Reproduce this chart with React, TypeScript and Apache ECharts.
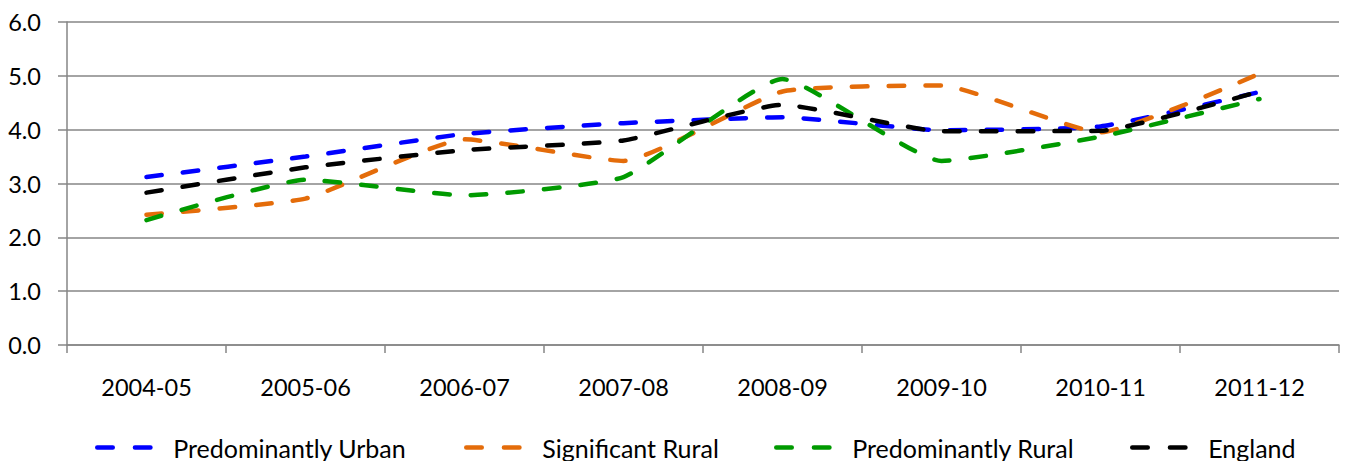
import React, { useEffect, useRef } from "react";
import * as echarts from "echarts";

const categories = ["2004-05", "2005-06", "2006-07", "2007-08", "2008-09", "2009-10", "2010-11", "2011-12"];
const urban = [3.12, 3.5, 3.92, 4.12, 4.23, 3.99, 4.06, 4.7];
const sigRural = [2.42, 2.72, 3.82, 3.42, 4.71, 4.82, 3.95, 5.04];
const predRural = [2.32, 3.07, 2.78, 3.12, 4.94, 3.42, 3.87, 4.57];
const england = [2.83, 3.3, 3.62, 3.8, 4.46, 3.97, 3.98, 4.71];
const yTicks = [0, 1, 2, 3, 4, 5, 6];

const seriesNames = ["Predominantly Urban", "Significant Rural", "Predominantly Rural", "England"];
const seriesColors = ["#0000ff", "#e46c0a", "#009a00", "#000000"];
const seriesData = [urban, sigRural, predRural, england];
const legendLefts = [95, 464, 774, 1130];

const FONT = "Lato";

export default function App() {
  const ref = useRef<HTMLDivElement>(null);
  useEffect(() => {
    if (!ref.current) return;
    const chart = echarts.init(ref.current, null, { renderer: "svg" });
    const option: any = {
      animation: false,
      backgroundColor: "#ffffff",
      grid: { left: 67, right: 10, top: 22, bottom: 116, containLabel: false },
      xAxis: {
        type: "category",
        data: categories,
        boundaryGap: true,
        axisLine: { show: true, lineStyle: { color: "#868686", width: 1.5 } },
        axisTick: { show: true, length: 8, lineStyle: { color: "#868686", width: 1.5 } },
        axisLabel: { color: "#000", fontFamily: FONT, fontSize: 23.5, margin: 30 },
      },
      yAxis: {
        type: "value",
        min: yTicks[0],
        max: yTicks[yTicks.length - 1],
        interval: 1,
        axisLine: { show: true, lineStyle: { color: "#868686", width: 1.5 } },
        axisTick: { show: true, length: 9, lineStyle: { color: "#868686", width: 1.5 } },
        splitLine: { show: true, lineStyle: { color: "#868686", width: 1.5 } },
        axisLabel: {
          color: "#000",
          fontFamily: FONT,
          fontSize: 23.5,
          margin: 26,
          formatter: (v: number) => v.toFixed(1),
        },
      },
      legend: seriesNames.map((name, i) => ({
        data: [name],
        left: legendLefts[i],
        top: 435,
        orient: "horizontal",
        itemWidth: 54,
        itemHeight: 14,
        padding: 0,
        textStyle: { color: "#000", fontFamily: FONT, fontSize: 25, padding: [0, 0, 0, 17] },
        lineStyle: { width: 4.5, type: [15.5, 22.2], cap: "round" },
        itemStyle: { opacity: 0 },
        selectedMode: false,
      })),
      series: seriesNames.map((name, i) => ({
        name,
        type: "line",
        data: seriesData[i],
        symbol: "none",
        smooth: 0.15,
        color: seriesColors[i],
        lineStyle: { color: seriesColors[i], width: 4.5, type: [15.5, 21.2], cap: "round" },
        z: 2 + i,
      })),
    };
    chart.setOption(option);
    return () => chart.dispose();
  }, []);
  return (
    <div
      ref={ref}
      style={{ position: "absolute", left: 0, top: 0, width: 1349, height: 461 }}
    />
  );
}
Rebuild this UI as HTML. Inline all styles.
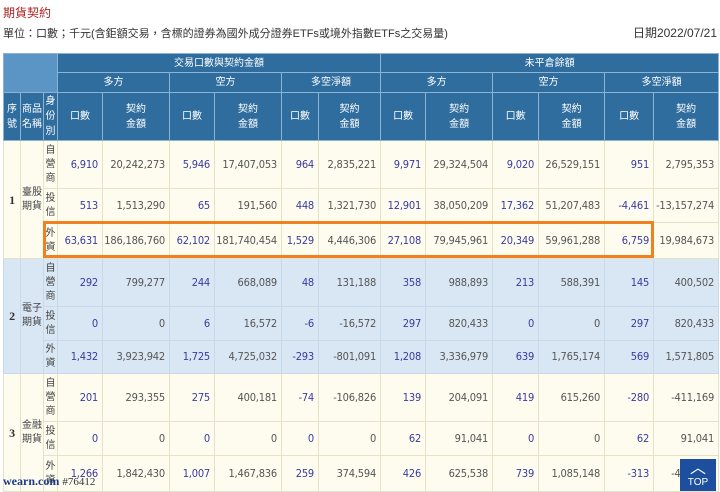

----

**Exercise requirements**
Transcribe the material as is, with images omitted.

**Answer to the task**
Reproduce this chart with React, TypeScript and Apache ECharts.
import React, { useEffect, useRef } from "react";
import * as echarts from "echarts";

const categories = ["2004-05", "2005-06", "2006-07", "2007-08", "2008-09", "2009-10", "2010-11", "2011-12"];
const urban = [3.12, 3.5, 3.92, 4.12, 4.23, 3.99, 4.06, 4.7];
const sigRural = [2.42, 2.72, 3.82, 3.42, 4.71, 4.82, 3.95, 5.04];
const predRural = [2.32, 3.07, 2.78, 3.12, 4.94, 3.42, 3.87, 4.57];
const england = [2.83, 3.3, 3.62, 3.8, 4.46, 3.97, 3.98, 4.71];
const yTicks = [0, 1, 2, 3, 4, 5, 6];

const seriesNames = ["Predominantly Urban", "Significant Rural", "Predominantly Rural", "England"];
const seriesColors = ["#0000ff", "#e46c0a", "#009a00", "#000000"];
const seriesData = [urban, sigRural, predRural, england];
const legendLefts = [95, 464, 774, 1130];

const FONT = "Lato";

export default function App() {
  const ref = useRef<HTMLDivElement>(null);
  useEffect(() => {
    if (!ref.current) return;
    const chart = echarts.init(ref.current, null, { renderer: "svg" });
    const option: any = {
      animation: false,
      backgroundColor: "#ffffff",
      grid: { left: 67, right: 10, top: 22, bottom: 116, containLabel: false },
      xAxis: {
        type: "category",
        data: categories,
        boundaryGap: true,
        axisLine: { show: true, lineStyle: { color: "#868686", width: 1.5 } },
        axisTick: { show: true, length: 8, lineStyle: { color: "#868686", width: 1.5 } },
        axisLabel: { color: "#000", fontFamily: FONT, fontSize: 23.5, margin: 30 },
      },
      yAxis: {
        type: "value",
        min: yTicks[0],
        max: yTicks[yTicks.length - 1],
        interval: 1,
        axisLine: { show: true, lineStyle: { color: "#868686", width: 1.5 } },
        axisTick: { show: true, length: 9, lineStyle: { color: "#868686", width: 1.5 } },
        splitLine: { show: true, lineStyle: { color: "#868686", width: 1.5 } },
        axisLabel: {
          color: "#000",
          fontFamily: FONT,
          fontSize: 23.5,
          margin: 26,
          formatter: (v: number) => v.toFixed(1),
        },
      },
      legend: seriesNames.map((name, i) => ({
        data: [name],
        left: legendLefts[i],
        top: 435,
        orient: "horizontal",
        itemWidth: 54,
        itemHeight: 14,
        padding: 0,
        textStyle: { color: "#000", fontFamily: FONT, fontSize: 25, padding: [0, 0, 0, 17] },
        lineStyle: { width: 4.5, type: [15.5, 22.2], cap: "round" },
        itemStyle: { opacity: 0 },
        selectedMode: false,
      })),
      series: seriesNames.map((name, i) => ({
        name,
        type: "line",
        data: seriesData[i],
        symbol: "none",
        smooth: 0.15,
        color: seriesColors[i],
        lineStyle: { color: seriesColors[i], width: 4.5, type: [15.5, 21.2], cap: "round" },
        z: 2 + i,
      })),
    };
    chart.setOption(option);
    return () => chart.dispose();
  }, []);
  return (
    <div
      ref={ref}
      style={{ position: "absolute", left: 0, top: 0, width: 1349, height: 461 }}
    />
  );
}
Rebuild this UI as HTML. Inline all styles.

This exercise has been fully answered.